[Rows from a dataset of charts and code]

· · · ·

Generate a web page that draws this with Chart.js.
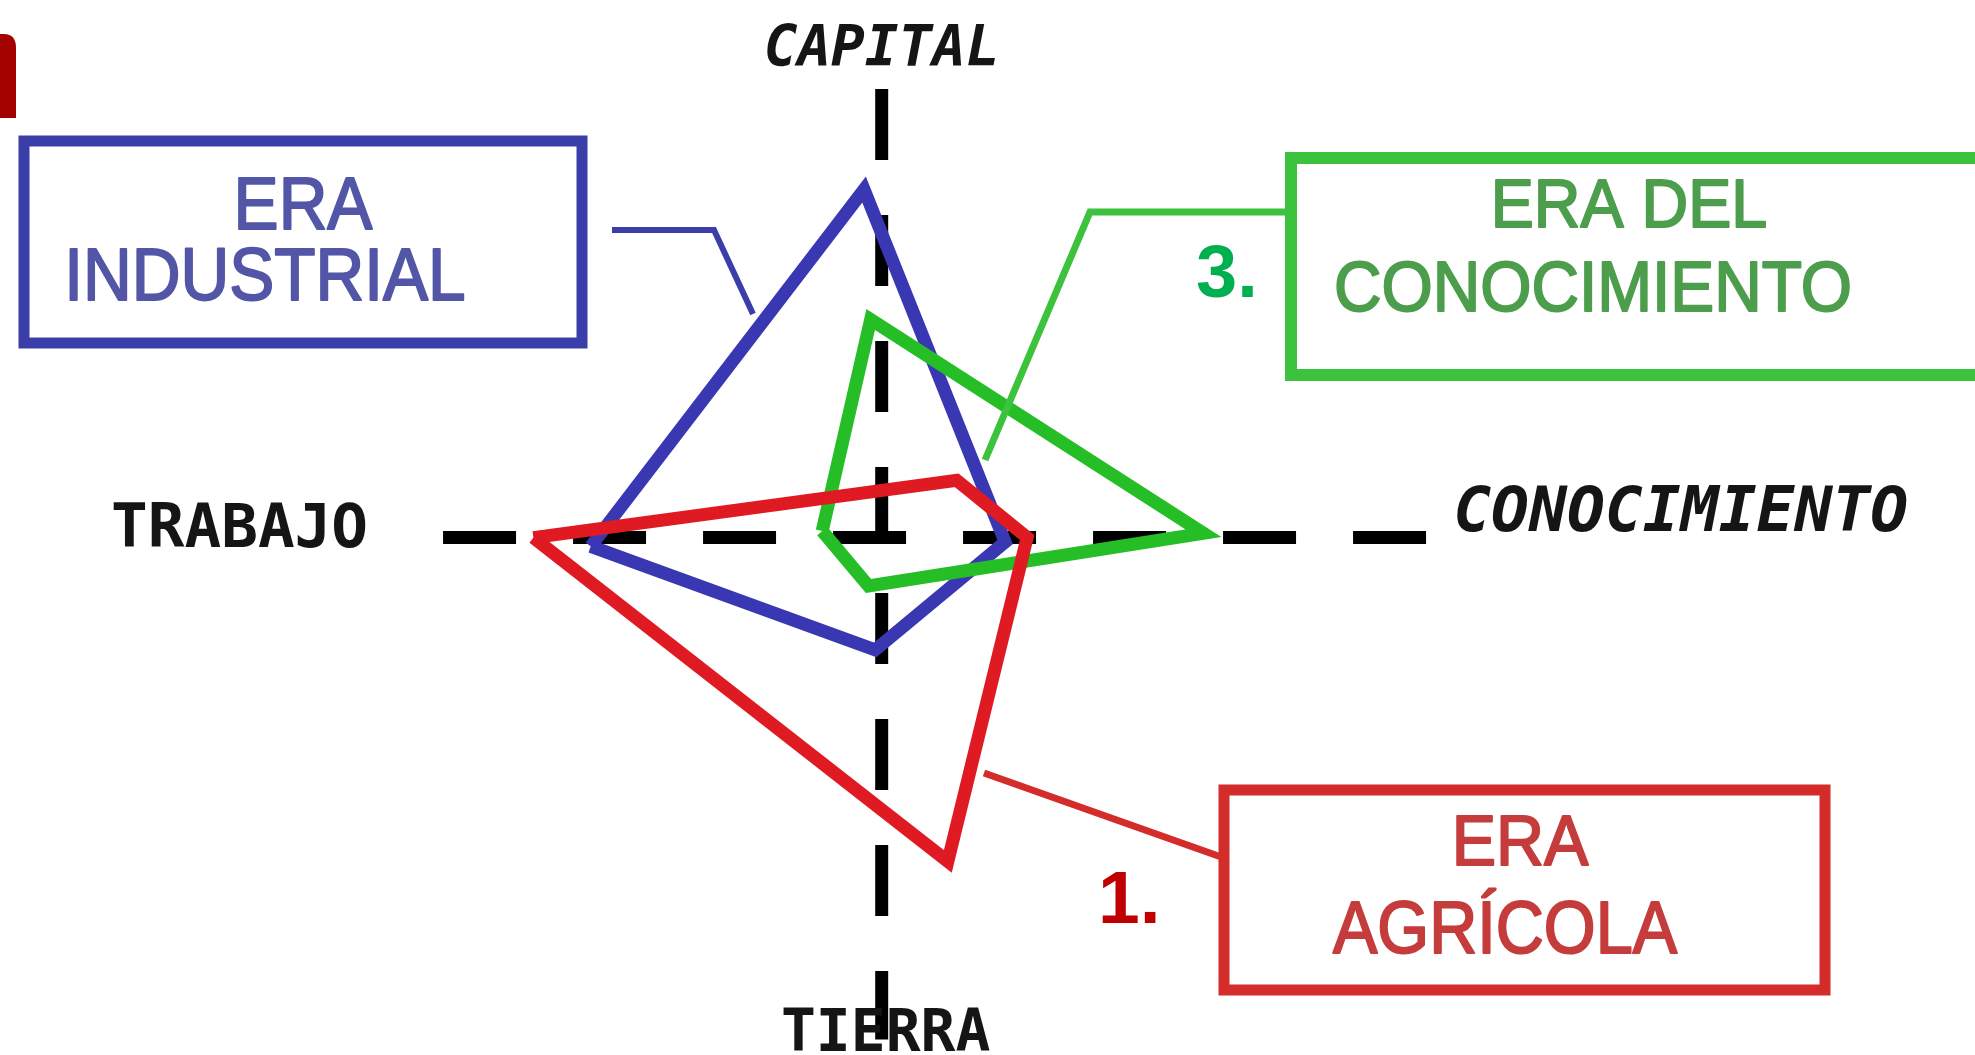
<!DOCTYPE html>
<html><head><meta charset="utf-8">
<script src="https://cdn.jsdelivr.net/npm/chart.js@4"></script>
<style>html,body{margin:0;padding:0;background:#fff;overflow:hidden}#wrap{width:1975px;height:1055px}</style>
</head><body><div id="wrap"><canvas id="c" width="1975" height="1055"></canvas></div>
<script>
// Axis names (up, right, down, left)
const ejes = ['CAPITAL', 'CONOCIMIENTO', 'TIERRA', 'TRABAJO'];
const eras = ['ERA AGRÍCOLA', 'ERA INDUSTRIAL', 'ERA DEL CONOCIMIENTO'];
// x: Trabajo (-) / Conocimiento (+), y: Tierra (-) / Capital (+)
const agricolaX = [-7.9, 1.7, 3.3, 1.5, -7.9];
const agricolaY = [0.0, 1.3, 0.0, -7.35, 0.0];
const industrialX = [-6.6, -0.4, 2.8, -0.15, -6.6];
const industrialY = [-0.2, 7.9, -0.1, -2.55, -0.2];
const conocimientoX = [-1.35, -0.25, 7.3, -0.3, -1.35];
const conocimientoY = [0.15, 4.95, 0.1, -1.1, 0.15];
const ejeHorizontal = [-9.95, 12.35];   // Trabajo .. Conocimiento
const ejeVertical = [10.18, -11.39];    // Capital .. Tierra

const pts = (xs, ys) => xs.map((x, i) => ({x, y: ys[i]}));

function txt(ctx, s, x, y, font, color, sx, align, stroke) {
  ctx.save();
  ctx.translate(x, y);
  ctx.scale(sx, 1);
  ctx.font = font;
  ctx.fillStyle = color;
  ctx.textAlign = align || 'center';
  ctx.textBaseline = 'alphabetic';
  ctx.fillText(s, 0, 0);
  if (stroke) { ctx.strokeStyle = color; ctx.lineWidth = stroke; ctx.lineJoin = 'round'; ctx.strokeText(s, 0, 0); }
  ctx.restore();
}
function poly(ctx, p, color, w) {
  ctx.save();
  ctx.strokeStyle = color; ctx.lineWidth = w; ctx.lineJoin = 'miter'; ctx.lineCap = 'butt';
  ctx.beginPath(); ctx.moveTo(p[0][0], p[0][1]);
  for (let i = 1; i < p.length; i++) ctx.lineTo(p[i][0], p[i][1]);
  ctx.stroke(); ctx.restore();
}

const deco = {
  id: 'deco',
  beforeDraw(chart) {
    const ctx = chart.ctx;
    ctx.save(); ctx.fillStyle = '#ffffff'; ctx.fillRect(0, 0, chart.width, chart.height); ctx.restore();
  },
  afterDraw(chart) {
    const ctx = chart.ctx, sx = chart.scales.x, sy = chart.scales.y;
    // corner tab
    ctx.save();
    ctx.fillStyle = '#a30000';
    ctx.beginPath();
    ctx.moveTo(0, 34); ctx.lineTo(4, 34); ctx.quadraticCurveTo(16, 34, 16, 48);
    ctx.lineTo(16, 118); ctx.lineTo(0, 118); ctx.closePath(); ctx.fill();
    ctx.restore();

    // axis labels
    const cx = sx.getPixelForValue(0);
    const mono = '"DejaVu Sans Mono"';
    txt(ctx, ejes[0], cx, 66, 'italic bold 56px ' + mono, '#151515', 1, 'center');
    txt(ctx, ejes[1], sx.getPixelForValue(ejeHorizontal[1]) + 27, 531, 'italic bold 63px ' + mono, '#151515', 1, 'left');
    txt(ctx, ejes[2], cx + 4, 1051, 'bold 58px ' + mono, '#151515', 1, 'center');
    txt(ctx, ejes[3], sx.getPixelForValue(ejeHorizontal[0]) - 75, 547, 'bold 61px ' + mono, '#151515', 1, 'right');

    const sans = '"Liberation Sans", Arial, sans-serif';
    // Industrial box
    const cb = '#3b3da8';
    ctx.save(); ctx.strokeStyle = cb; ctx.lineWidth = 11; ctx.strokeRect(24, 141, 558, 202); ctx.restore();
    txt(ctx, 'ERA', 303, 229, '75px ' + sans, '#5356a6', 0.9, 'center', 2);
    txt(ctx, 'INDUSTRIAL', 265, 300, '75px ' + sans, '#5356a6', 0.9, 'center', 2);
    poly(ctx, [[612, 230], [714, 230], [753, 314]], cb, 6);

    // Conocimiento box
    const cg = '#3cc23c';
    poly(ctx, [[2000, 158], [1291, 158], [1291, 375], [2000, 375]], cg, 12);
    txt(ctx, 'ERA DEL', 1629, 227, '68px ' + sans, '#4c9e4c', 0.95, 'center', 2);
    txt(ctx, 'CONOCIMIENTO', 1593, 311, '70px ' + sans, '#4c9e4c', 0.94, 'center', 2);
    poly(ctx, [[1286, 212], [1090, 212], [985, 460]], cg, 7);
    txt(ctx, '3.', 1196, 297, 'bold 74px ' + sans, '#00b050', 1, 'left');

    // Agricola box
    const cr = '#d42b2b';
    ctx.save(); ctx.strokeStyle = cr; ctx.lineWidth = 11; ctx.strokeRect(1224, 790, 601, 200); ctx.restore();
    txt(ctx, 'ERA', 1520, 865, '70px ' + sans, '#c43c3c', 0.95, 'center', 2);
    txt(ctx, 'AGRÍCOLA', 1505, 953, '74px ' + sans, '#c43c3c', 0.9, 'center', 2);
    poly(ctx, [[984, 773], [1224, 858]], cr, 7);
    txt(ctx, '1.', 1098, 923, 'bold 75px ' + sans, '#c00000', 1, 'left');
  }
};

new Chart(document.getElementById('c'), {
  type: 'scatter',
  data: {
    datasets: [
      { label: eras[0], data: pts(agricolaX, agricolaY), borderColor: '#e01a22', borderWidth: 13 },
      { label: eras[2], data: pts(conocimientoX, conocimientoY), borderColor: '#26be26', borderWidth: 13 },
      { label: eras[1], data: pts(industrialX, industrialY), borderColor: '#3a37b2', borderWidth: 13 },
      { label: 'h', data: pts(ejeHorizontal, [0, 0]), borderColor: '#000', borderWidth: 13, borderDash: [73, 57] },
      { label: 'v', data: pts([0, 0], ejeVertical), borderColor: '#000', borderWidth: 13, borderDash: [71, 55] }
    ].map(d => Object.assign({ showLine: true, pointRadius: 0, pointHoverRadius: 0, fill: false, tension: 0,
      borderJoinStyle: 'miter', borderCapStyle: 'butt' }, d))
  },
  options: {
    responsive: false, animation: false, devicePixelRatio: 1,
    layout: { padding: 0 },
    plugins: { legend: { display: false }, tooltip: { enabled: false } },
    events: [],
    scales: {
      x: { type: 'linear', display: false, min: -20, max: 24.8 },
      y: { type: 'linear', display: false, min: -11.743, max: 12.2 }
    }
  },
  plugins: [deco]
});
</script>
</body></html>
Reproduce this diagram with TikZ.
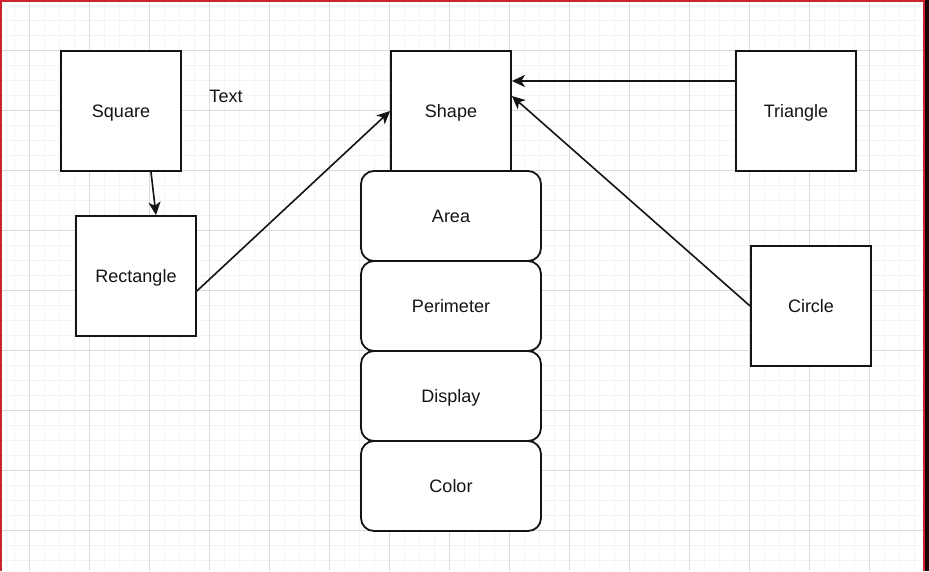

· · · ·

Request: Each line containing the word "this" counts once; report the total alone.

Worked answer: 2